§ **Aim**:
Could you repeat, exactly as they stand, the lines between the one with "Give me the Plotly source for this chart." and the one with "x_ticks = [0, 2, 4, 6, 8, 10, 12]", inclusive, minus the pictures?

§ **Data**:
※

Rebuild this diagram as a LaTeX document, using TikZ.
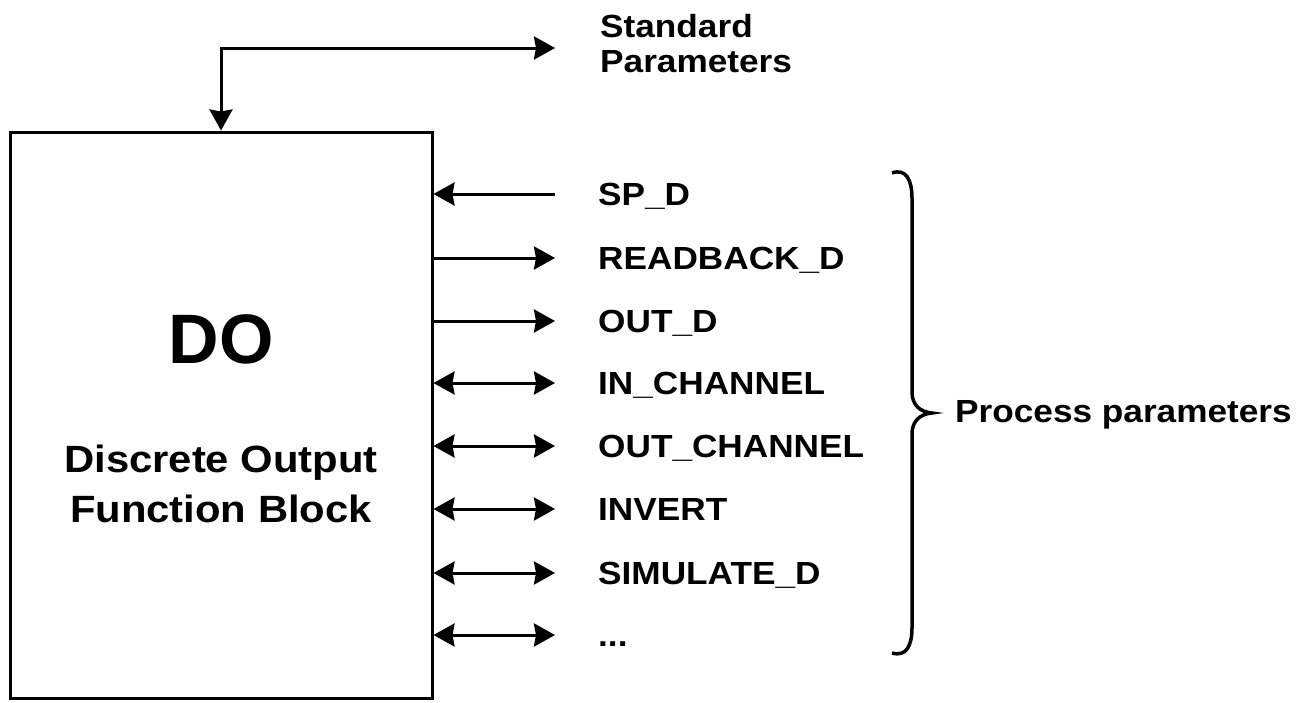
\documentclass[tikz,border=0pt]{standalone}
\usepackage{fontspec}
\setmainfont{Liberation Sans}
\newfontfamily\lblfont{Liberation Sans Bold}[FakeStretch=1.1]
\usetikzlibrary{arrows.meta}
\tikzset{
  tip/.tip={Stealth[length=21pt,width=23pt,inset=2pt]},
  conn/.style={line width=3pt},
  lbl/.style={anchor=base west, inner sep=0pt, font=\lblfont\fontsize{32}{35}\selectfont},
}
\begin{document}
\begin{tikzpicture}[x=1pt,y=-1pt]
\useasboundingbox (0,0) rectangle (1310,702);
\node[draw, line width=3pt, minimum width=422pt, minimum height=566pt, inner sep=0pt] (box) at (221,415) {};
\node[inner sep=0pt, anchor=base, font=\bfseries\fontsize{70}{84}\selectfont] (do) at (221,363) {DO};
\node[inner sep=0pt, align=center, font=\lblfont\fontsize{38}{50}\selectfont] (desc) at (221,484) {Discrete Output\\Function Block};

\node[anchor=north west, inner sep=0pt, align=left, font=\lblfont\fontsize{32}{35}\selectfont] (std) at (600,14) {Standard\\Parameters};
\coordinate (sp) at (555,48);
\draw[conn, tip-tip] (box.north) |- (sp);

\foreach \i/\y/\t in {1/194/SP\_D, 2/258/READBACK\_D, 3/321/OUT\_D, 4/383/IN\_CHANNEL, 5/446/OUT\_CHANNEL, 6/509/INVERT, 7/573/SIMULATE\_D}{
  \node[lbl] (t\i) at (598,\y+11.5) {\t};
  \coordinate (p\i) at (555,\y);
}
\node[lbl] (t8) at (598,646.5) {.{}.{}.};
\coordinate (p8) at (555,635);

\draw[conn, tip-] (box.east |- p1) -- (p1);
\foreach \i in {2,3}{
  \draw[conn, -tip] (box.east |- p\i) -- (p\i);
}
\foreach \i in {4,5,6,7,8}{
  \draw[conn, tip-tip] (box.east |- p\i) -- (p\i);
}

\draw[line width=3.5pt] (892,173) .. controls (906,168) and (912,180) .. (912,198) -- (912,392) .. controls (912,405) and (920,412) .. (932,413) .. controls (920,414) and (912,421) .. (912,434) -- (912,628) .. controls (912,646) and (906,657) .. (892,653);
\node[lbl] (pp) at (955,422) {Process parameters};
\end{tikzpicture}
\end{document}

※

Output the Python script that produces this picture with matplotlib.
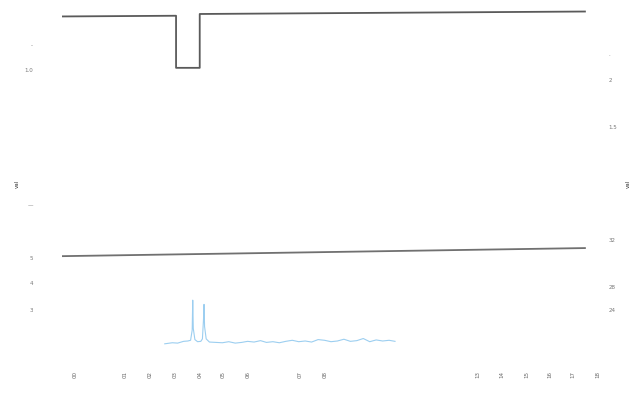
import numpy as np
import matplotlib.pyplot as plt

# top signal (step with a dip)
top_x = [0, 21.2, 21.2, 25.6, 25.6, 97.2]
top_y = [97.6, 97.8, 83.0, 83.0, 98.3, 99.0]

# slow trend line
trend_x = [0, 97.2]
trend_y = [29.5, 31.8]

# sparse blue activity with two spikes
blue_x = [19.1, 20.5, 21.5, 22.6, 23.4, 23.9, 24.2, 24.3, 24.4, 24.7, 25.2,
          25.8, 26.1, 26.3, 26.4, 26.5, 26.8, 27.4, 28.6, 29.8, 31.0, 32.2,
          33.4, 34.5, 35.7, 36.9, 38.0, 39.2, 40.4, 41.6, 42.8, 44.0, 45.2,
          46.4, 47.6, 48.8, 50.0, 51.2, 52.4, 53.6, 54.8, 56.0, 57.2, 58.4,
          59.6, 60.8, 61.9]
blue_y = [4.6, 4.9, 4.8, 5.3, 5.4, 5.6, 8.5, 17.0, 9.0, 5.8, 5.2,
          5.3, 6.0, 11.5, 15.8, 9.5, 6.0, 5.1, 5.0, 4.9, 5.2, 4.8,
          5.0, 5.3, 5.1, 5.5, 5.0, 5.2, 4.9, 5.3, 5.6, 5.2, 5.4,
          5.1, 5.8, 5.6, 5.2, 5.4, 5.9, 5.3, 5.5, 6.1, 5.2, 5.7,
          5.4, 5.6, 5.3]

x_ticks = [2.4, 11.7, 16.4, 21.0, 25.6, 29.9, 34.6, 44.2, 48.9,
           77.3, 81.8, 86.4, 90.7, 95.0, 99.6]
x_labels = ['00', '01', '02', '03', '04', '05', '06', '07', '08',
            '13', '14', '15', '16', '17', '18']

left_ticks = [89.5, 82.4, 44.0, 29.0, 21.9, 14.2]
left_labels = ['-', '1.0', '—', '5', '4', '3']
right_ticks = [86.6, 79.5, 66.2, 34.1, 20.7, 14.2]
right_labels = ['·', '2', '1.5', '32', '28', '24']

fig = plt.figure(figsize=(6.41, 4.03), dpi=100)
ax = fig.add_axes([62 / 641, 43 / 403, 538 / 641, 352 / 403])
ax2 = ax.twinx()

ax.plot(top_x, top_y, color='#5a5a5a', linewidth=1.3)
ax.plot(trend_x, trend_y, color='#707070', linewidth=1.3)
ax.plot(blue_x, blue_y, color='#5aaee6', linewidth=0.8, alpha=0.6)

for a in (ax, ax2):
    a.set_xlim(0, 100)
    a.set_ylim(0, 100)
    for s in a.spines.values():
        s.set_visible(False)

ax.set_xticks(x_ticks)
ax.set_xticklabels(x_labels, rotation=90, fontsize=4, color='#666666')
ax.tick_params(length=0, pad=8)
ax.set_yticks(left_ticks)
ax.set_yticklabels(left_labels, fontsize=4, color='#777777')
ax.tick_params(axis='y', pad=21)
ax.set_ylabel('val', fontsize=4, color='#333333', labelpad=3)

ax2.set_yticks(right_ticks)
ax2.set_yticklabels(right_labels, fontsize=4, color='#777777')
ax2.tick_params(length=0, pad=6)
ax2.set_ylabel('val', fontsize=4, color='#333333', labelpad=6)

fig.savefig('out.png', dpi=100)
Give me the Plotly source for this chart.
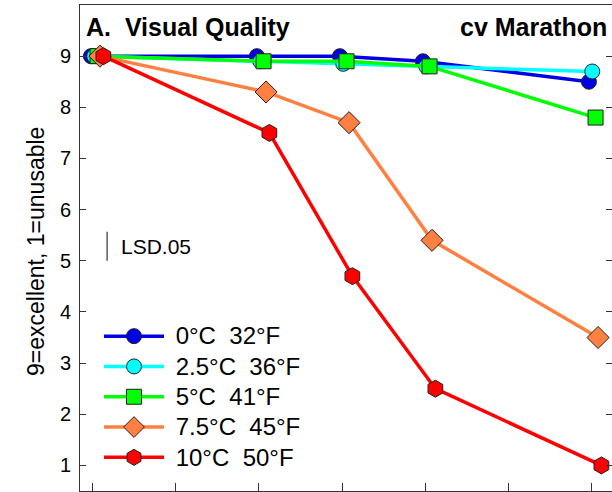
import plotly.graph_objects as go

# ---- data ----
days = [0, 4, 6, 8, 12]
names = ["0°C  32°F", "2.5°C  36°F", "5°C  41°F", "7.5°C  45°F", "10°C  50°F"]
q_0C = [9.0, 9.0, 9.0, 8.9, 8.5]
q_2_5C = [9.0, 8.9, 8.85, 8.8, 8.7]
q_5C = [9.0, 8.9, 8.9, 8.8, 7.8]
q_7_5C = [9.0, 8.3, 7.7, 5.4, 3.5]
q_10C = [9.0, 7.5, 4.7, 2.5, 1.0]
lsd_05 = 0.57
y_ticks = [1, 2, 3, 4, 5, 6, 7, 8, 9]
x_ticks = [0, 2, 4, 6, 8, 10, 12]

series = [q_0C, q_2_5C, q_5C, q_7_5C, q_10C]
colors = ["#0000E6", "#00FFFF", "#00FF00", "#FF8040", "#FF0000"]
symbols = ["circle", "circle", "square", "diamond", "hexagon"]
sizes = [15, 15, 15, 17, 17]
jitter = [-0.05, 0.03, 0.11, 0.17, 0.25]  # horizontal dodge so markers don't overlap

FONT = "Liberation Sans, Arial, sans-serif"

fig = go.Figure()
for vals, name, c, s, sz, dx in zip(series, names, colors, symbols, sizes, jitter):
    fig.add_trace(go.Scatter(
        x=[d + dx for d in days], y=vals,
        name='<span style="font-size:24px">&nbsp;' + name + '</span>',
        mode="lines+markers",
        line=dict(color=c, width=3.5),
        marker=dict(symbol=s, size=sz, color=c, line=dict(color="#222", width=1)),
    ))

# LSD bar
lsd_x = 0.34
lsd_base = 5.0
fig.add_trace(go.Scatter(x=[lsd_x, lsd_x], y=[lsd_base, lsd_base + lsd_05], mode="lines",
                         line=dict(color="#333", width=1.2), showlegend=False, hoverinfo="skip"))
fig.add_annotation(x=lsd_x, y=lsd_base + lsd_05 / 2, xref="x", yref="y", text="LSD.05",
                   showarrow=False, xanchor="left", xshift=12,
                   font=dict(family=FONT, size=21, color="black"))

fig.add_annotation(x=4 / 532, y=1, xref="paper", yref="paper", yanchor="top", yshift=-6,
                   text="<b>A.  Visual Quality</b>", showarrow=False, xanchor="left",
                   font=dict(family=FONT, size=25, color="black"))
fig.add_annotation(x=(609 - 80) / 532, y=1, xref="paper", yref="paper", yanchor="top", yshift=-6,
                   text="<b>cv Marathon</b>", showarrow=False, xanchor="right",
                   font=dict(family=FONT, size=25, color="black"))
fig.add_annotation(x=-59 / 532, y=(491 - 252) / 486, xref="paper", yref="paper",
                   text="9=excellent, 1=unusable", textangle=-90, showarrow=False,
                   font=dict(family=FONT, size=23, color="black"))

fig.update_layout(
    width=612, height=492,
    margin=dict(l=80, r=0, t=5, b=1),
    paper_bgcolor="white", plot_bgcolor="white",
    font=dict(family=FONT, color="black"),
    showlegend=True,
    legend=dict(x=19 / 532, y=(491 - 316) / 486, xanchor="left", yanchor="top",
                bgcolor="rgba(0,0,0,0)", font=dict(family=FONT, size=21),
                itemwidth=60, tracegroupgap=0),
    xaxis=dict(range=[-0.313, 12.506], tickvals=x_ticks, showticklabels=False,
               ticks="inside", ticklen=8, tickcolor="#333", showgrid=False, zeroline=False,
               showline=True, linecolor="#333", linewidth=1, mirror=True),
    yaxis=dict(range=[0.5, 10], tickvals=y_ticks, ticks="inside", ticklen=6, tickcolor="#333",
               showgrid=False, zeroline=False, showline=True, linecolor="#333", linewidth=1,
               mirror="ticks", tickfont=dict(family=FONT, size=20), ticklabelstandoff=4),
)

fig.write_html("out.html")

※

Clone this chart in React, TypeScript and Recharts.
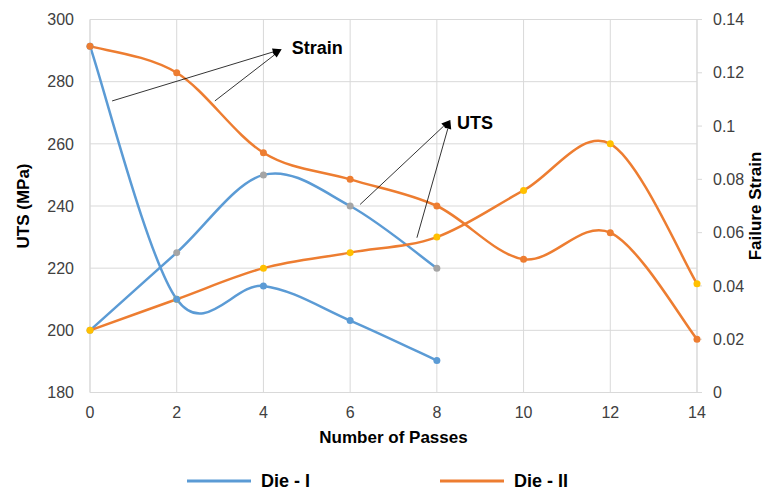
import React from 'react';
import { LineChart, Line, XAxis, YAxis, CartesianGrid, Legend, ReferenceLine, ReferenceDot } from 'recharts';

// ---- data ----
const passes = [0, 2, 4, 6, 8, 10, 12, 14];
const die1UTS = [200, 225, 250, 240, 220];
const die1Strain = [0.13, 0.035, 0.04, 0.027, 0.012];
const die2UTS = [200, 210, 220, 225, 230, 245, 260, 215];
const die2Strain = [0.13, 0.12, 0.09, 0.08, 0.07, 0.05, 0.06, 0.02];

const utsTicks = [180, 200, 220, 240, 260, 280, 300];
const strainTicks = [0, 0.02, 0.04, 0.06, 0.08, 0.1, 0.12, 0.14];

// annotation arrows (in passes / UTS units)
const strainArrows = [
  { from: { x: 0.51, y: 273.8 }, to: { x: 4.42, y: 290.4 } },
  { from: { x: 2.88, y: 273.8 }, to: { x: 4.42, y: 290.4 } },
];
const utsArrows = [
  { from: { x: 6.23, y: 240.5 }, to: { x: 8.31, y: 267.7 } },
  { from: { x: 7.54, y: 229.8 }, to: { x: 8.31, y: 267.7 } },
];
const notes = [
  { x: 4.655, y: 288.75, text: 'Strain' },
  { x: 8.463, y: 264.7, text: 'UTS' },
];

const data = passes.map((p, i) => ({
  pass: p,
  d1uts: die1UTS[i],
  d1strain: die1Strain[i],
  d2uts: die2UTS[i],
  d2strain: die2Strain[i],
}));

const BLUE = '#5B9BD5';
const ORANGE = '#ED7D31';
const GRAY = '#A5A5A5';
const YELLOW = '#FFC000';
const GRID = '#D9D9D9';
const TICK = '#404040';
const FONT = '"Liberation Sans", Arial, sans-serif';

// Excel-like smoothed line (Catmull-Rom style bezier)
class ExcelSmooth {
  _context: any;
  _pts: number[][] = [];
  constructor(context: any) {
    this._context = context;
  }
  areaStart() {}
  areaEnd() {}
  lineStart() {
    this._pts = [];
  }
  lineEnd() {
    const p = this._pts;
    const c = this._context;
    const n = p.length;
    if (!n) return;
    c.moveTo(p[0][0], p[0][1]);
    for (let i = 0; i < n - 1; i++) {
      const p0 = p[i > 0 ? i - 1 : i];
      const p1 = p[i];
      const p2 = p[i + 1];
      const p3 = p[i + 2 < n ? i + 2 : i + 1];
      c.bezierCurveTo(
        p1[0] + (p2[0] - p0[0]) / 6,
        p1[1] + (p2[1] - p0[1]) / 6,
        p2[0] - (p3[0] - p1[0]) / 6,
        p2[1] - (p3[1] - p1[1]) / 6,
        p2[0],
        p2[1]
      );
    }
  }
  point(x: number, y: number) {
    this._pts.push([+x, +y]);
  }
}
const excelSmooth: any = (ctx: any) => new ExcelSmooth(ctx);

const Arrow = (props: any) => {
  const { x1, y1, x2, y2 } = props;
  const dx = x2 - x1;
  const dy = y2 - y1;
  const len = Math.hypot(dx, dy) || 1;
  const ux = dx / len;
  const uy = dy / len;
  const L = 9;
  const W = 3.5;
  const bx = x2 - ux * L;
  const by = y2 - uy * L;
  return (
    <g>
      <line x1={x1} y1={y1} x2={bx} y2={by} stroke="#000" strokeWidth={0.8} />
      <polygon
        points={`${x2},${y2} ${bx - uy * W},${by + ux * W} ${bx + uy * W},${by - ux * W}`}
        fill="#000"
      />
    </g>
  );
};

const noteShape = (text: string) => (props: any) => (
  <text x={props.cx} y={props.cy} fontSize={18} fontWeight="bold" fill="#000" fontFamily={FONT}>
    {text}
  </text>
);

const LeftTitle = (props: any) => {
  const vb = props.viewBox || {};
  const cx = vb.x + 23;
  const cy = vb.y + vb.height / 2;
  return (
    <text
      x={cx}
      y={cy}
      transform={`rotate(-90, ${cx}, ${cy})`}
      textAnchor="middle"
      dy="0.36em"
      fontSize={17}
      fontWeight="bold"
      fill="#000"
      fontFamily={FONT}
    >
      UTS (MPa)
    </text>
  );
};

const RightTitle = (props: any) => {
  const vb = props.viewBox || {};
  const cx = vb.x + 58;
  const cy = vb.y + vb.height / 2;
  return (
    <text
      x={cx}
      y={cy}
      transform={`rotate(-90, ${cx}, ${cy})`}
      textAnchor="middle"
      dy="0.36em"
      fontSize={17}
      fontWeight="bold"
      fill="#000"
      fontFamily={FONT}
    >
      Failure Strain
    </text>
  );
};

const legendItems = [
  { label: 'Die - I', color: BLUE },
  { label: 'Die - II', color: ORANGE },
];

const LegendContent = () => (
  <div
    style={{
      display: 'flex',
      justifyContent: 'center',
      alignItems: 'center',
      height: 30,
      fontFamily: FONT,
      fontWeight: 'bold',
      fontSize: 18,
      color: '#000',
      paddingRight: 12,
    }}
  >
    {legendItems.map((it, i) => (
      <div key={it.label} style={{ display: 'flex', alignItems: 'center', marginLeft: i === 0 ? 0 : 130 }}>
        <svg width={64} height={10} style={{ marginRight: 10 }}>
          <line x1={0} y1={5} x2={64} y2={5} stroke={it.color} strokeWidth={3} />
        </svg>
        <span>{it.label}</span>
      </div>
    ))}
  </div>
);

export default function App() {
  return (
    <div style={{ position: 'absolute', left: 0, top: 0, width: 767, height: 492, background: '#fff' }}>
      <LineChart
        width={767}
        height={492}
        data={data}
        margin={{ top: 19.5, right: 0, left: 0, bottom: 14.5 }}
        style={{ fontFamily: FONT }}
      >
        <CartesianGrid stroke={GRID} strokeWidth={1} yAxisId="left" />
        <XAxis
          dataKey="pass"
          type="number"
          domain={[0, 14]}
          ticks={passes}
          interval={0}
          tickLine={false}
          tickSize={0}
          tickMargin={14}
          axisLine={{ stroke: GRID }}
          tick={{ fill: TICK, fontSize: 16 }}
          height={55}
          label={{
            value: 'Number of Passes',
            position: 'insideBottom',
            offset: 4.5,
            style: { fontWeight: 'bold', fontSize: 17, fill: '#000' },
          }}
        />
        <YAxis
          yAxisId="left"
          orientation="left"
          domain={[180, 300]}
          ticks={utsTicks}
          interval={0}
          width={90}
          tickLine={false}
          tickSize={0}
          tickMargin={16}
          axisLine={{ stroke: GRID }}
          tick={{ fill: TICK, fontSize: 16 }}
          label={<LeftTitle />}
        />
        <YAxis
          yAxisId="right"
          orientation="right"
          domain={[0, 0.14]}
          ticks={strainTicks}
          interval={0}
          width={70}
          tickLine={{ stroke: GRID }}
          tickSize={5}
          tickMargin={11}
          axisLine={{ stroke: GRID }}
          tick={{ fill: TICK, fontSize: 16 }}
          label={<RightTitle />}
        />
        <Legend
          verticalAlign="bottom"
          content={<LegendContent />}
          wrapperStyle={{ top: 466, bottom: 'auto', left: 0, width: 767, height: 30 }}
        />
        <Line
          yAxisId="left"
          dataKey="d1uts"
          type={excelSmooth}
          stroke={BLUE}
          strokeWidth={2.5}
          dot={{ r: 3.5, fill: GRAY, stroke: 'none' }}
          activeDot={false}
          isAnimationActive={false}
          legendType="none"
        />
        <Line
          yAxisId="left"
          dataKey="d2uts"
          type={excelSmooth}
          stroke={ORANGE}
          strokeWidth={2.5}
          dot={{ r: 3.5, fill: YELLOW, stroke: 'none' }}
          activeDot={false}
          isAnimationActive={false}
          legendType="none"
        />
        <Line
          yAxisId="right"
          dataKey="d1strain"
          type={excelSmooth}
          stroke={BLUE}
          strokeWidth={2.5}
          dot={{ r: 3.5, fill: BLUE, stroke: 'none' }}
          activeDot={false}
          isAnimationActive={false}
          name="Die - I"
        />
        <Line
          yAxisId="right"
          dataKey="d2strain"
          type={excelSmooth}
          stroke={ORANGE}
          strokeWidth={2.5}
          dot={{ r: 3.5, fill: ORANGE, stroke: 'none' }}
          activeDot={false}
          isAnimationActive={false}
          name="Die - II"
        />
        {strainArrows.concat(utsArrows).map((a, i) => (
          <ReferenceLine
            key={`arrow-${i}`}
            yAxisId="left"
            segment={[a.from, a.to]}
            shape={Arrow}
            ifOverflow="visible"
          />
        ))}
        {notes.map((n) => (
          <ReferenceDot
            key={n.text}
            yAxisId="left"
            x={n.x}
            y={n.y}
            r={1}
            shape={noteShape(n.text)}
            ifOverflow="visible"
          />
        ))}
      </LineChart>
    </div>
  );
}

※

§ **Answer to this task**:
Give me the Plotly source for this chart.
import plotly.graph_objects as go

# ---- data ----
days = [0, 4, 6, 8, 12]
names = ["0°C  32°F", "2.5°C  36°F", "5°C  41°F", "7.5°C  45°F", "10°C  50°F"]
q_0C = [9.0, 9.0, 9.0, 8.9, 8.5]
q_2_5C = [9.0, 8.9, 8.85, 8.8, 8.7]
q_5C = [9.0, 8.9, 8.9, 8.8, 7.8]
q_7_5C = [9.0, 8.3, 7.7, 5.4, 3.5]
q_10C = [9.0, 7.5, 4.7, 2.5, 1.0]
lsd_05 = 0.57
y_ticks = [1, 2, 3, 4, 5, 6, 7, 8, 9]
x_ticks = [0, 2, 4, 6, 8, 10, 12]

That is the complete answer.